> **PROBLEM**
Copy each line containing the word "with" from the records that follow, please.

> **DATA PROVIDED**
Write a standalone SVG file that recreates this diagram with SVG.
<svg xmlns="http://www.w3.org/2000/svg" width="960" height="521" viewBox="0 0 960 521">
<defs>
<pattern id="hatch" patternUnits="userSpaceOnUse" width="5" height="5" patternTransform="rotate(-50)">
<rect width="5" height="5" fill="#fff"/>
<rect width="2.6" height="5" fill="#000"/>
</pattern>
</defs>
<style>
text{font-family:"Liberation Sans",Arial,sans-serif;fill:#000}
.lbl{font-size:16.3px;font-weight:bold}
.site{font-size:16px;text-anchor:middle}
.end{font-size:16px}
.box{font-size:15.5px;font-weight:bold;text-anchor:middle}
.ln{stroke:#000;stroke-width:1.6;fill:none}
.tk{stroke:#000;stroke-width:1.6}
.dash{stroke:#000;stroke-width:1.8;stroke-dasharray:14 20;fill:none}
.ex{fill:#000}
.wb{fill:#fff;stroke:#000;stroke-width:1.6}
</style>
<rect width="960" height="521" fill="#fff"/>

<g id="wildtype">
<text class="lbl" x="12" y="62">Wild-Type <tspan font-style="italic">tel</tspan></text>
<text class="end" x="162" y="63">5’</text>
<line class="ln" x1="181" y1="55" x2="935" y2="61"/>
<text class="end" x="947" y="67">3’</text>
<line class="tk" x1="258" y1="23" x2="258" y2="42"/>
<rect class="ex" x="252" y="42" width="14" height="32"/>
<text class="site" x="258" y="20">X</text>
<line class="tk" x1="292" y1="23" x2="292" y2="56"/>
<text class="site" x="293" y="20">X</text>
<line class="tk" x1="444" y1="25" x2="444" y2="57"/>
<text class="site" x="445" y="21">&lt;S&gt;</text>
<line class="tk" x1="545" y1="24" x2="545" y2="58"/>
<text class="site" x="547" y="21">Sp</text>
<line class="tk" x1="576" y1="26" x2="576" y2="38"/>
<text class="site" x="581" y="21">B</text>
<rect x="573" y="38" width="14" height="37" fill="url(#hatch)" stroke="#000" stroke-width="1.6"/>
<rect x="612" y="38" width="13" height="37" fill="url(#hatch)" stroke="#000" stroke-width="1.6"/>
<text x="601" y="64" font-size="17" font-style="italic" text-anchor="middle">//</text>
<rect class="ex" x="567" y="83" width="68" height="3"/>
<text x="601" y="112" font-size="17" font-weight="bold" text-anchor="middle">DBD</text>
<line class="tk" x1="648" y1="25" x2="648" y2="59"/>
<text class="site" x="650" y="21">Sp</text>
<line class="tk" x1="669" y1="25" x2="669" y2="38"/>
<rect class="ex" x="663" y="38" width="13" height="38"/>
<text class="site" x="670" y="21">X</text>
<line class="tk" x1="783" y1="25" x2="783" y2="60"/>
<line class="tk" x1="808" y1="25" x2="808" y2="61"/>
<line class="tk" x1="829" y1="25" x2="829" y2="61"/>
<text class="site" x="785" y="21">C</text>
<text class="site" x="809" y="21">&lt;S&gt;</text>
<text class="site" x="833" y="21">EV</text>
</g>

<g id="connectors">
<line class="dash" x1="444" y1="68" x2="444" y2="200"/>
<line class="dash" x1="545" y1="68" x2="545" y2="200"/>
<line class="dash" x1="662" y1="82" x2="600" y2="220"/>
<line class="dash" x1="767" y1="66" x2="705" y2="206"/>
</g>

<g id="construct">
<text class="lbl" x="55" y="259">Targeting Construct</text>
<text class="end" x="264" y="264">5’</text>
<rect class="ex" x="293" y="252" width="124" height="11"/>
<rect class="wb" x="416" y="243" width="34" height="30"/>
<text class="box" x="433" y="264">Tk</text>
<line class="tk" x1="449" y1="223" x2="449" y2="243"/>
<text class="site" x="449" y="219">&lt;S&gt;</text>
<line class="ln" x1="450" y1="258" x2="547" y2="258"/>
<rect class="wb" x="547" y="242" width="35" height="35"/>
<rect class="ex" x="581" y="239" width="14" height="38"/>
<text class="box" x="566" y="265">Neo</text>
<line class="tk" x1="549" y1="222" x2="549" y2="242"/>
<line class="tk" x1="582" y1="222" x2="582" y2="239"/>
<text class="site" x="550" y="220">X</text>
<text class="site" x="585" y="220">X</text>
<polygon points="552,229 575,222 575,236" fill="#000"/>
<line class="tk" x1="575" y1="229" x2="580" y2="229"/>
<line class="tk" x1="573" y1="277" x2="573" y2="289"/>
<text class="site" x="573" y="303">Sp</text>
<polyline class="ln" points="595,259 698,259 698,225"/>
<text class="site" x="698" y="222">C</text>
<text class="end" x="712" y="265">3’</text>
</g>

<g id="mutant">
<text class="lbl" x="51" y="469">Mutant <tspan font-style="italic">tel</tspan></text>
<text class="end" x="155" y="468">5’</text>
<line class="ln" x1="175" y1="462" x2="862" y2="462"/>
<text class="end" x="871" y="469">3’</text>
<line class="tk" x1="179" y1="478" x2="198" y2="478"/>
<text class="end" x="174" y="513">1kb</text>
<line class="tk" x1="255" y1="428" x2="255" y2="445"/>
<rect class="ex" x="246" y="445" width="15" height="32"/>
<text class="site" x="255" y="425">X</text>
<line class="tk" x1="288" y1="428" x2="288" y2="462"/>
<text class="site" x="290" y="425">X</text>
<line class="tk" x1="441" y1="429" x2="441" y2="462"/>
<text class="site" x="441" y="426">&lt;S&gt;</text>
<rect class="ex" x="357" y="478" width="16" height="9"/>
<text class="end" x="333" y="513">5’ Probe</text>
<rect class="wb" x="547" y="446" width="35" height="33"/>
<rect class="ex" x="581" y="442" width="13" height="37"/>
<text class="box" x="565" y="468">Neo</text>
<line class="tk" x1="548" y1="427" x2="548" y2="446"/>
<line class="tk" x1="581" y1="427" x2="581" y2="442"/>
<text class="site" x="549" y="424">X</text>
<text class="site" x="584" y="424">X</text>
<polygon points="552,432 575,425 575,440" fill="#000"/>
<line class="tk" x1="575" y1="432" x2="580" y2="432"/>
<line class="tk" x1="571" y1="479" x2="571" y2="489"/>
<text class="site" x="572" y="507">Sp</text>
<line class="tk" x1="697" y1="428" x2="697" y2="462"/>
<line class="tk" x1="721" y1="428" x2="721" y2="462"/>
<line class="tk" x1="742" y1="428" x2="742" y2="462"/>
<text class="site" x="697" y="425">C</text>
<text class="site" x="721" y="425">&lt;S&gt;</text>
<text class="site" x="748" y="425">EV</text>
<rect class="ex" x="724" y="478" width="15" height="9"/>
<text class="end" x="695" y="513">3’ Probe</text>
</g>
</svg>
...
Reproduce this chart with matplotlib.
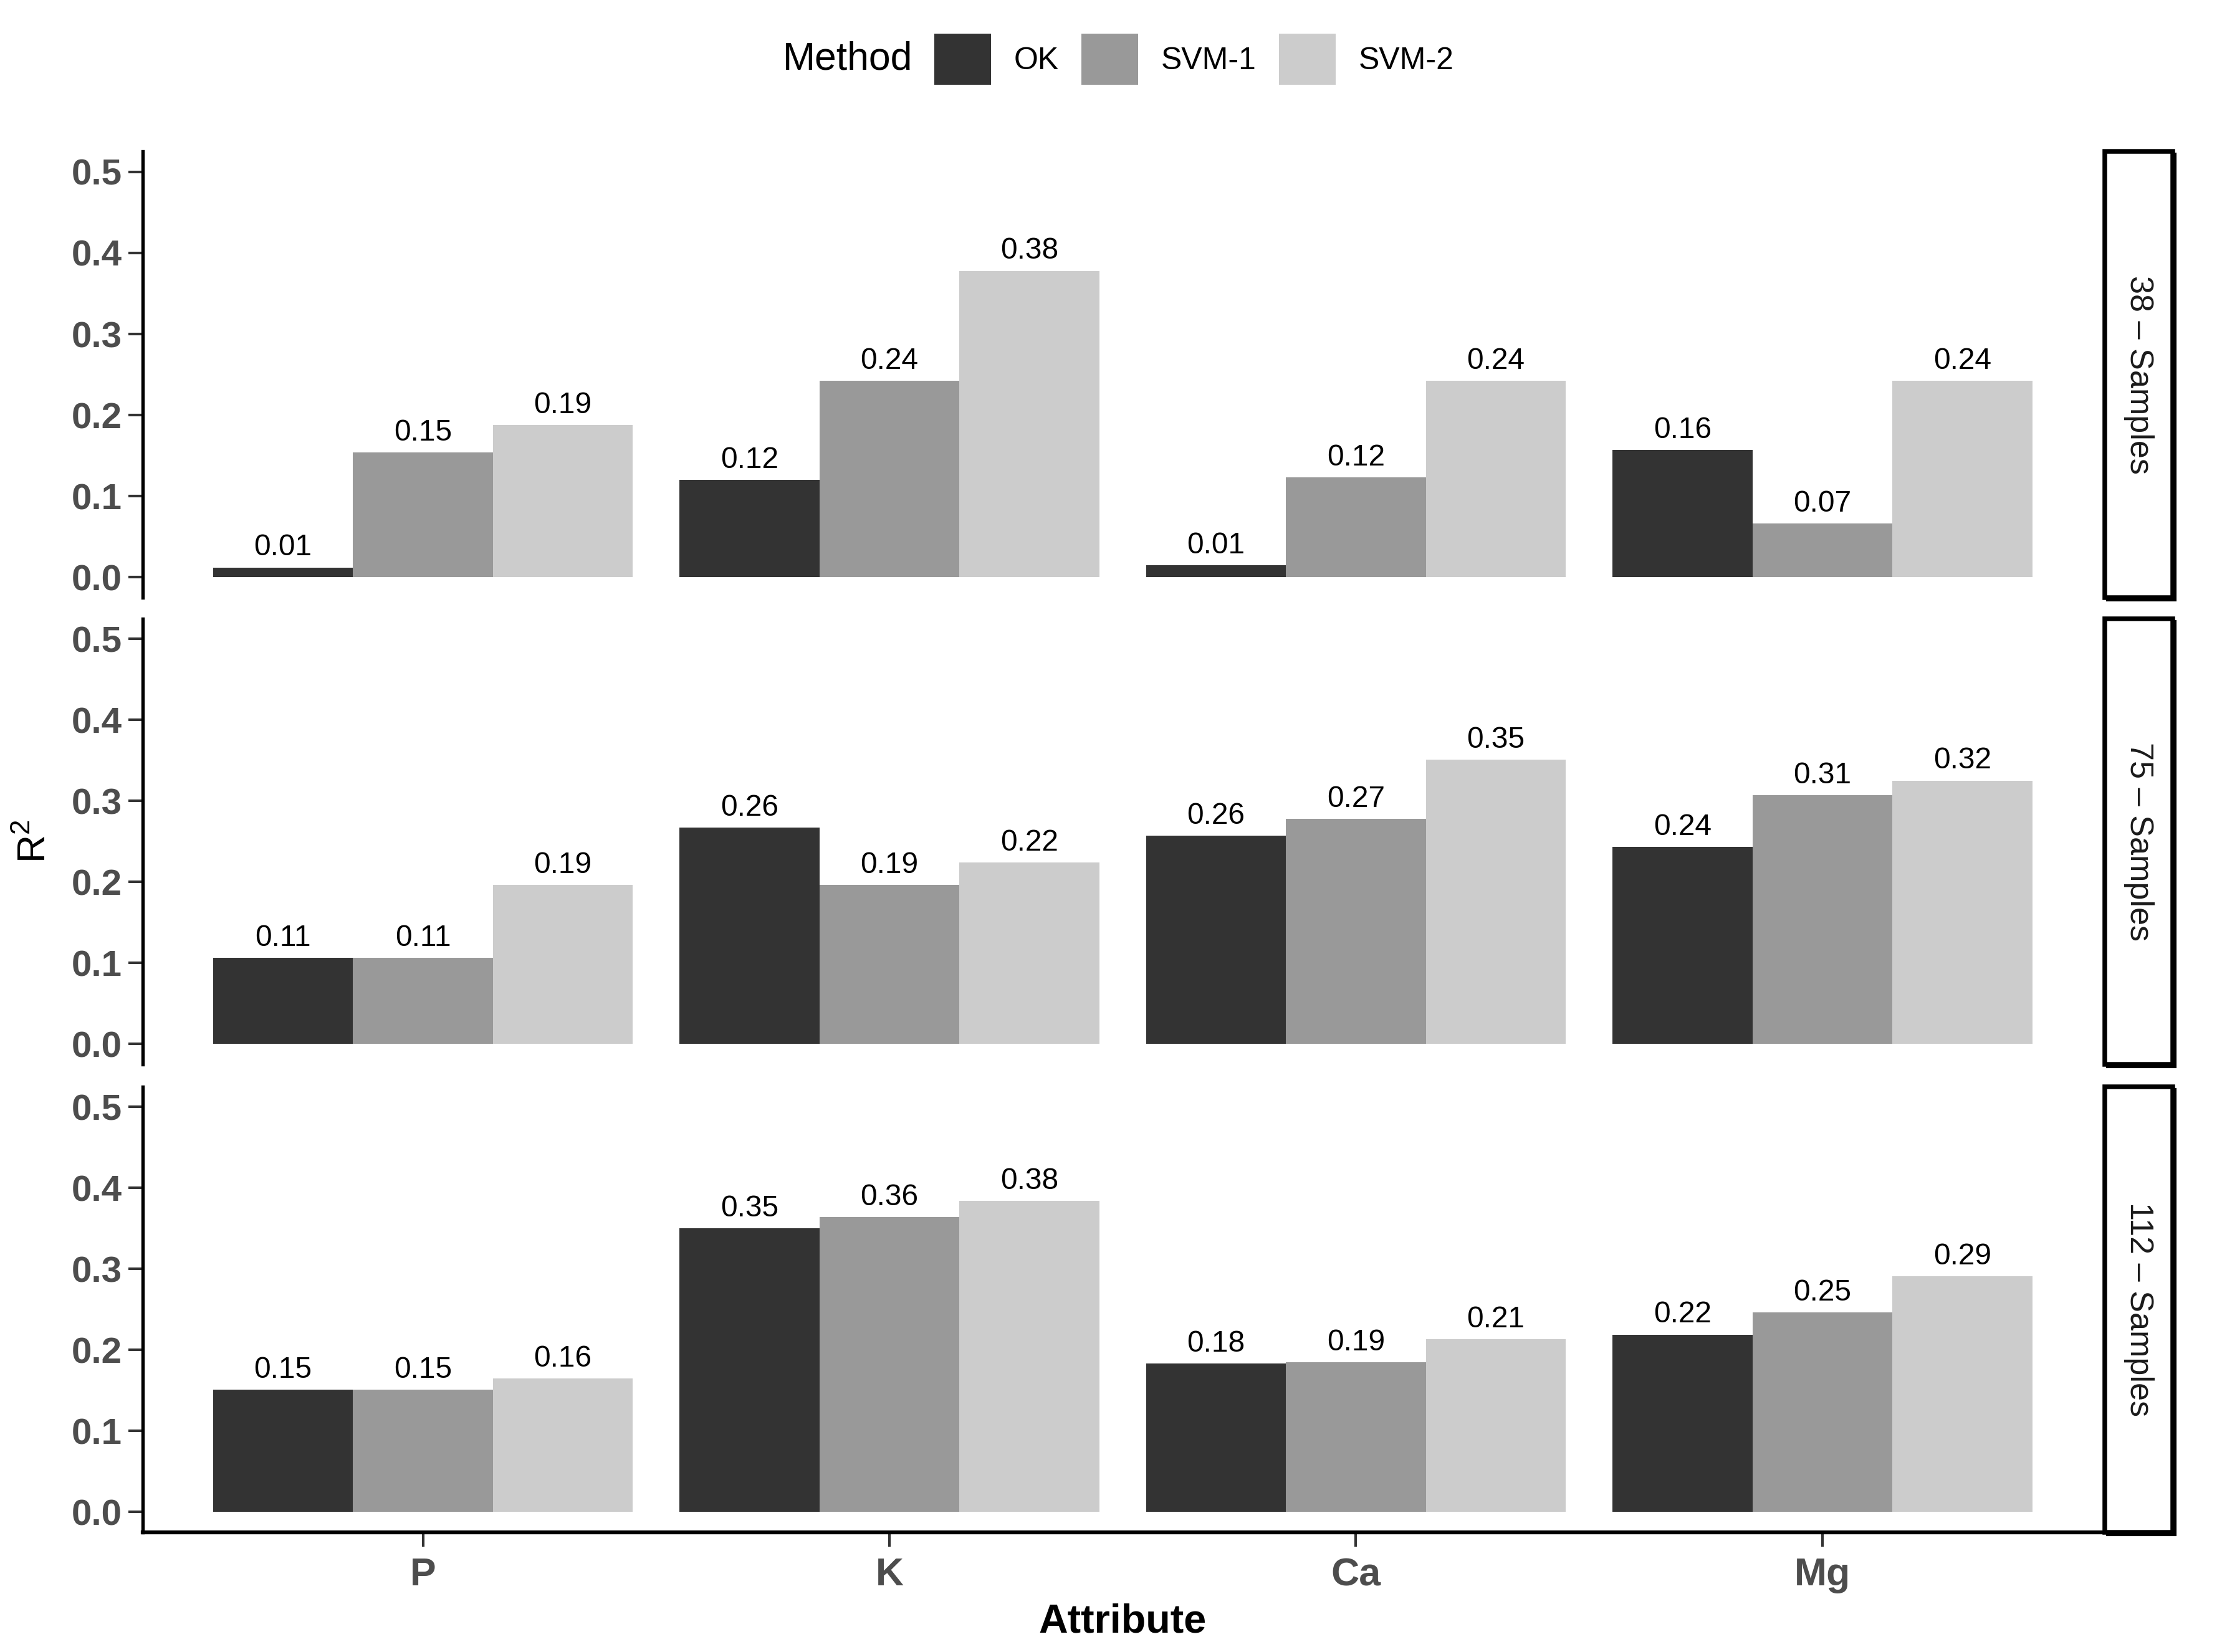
...
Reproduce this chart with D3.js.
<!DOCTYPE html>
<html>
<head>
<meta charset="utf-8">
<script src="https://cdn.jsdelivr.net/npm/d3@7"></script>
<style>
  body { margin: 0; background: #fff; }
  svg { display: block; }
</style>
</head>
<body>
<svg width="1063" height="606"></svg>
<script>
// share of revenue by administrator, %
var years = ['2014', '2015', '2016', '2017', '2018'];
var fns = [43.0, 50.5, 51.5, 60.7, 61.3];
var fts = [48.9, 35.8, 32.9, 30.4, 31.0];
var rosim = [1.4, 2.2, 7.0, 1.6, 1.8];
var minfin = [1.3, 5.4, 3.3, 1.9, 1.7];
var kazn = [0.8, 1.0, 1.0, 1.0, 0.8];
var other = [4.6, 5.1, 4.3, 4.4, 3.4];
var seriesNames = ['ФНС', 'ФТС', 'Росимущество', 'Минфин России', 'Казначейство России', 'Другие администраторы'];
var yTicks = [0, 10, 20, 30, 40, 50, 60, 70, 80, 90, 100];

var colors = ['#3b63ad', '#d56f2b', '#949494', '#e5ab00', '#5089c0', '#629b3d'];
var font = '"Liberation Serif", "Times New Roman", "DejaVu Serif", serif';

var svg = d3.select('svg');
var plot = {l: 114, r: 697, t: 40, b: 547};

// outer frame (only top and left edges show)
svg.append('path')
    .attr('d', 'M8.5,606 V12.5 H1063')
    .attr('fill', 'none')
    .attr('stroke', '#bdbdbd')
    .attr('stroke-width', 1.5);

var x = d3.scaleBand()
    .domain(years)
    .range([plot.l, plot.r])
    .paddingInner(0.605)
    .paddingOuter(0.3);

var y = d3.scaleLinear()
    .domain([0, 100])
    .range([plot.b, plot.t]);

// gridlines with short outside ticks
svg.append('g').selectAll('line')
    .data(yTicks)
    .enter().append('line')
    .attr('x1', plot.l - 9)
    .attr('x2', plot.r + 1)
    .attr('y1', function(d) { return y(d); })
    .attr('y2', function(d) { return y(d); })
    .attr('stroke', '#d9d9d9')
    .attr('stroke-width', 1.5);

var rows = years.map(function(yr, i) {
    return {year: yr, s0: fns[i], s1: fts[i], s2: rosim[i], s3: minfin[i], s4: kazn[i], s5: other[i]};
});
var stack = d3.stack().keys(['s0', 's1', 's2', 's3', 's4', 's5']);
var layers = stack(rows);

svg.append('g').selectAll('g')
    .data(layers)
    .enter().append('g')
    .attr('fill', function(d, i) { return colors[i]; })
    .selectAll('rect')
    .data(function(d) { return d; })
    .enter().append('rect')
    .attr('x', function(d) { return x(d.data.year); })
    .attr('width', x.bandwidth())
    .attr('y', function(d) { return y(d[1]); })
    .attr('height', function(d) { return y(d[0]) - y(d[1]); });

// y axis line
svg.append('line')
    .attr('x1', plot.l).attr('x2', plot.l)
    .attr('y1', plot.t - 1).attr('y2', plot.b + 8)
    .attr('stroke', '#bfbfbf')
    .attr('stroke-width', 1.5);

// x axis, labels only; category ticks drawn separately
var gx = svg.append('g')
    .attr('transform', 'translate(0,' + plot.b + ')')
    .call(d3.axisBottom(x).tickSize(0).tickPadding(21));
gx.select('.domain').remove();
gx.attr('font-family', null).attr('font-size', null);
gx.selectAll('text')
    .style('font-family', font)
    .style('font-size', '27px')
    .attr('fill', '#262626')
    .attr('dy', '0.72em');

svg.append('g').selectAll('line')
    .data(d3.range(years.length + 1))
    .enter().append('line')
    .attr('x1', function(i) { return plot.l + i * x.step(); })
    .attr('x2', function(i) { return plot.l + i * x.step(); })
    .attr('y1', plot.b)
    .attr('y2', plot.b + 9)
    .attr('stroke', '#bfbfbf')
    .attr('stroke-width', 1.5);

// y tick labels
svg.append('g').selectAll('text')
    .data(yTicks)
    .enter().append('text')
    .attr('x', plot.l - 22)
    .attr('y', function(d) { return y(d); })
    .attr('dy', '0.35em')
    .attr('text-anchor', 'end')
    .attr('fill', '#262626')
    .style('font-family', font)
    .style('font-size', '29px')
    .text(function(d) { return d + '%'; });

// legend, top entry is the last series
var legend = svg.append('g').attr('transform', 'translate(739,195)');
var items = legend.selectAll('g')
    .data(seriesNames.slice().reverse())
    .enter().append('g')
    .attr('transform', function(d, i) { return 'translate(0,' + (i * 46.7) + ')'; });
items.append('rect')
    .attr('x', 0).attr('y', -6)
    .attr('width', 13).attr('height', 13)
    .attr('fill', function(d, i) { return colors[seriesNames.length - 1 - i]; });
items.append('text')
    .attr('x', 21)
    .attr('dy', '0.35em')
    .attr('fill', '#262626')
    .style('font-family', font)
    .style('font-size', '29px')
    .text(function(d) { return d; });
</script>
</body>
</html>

> **ANSWER FOR THE TASK**
Write a standalone SVG file that recreates this diagram with SVG.
Reproduce this chart with matplotlib.
Reproduce this chart with D3.js.
// gridlines with short outside ticks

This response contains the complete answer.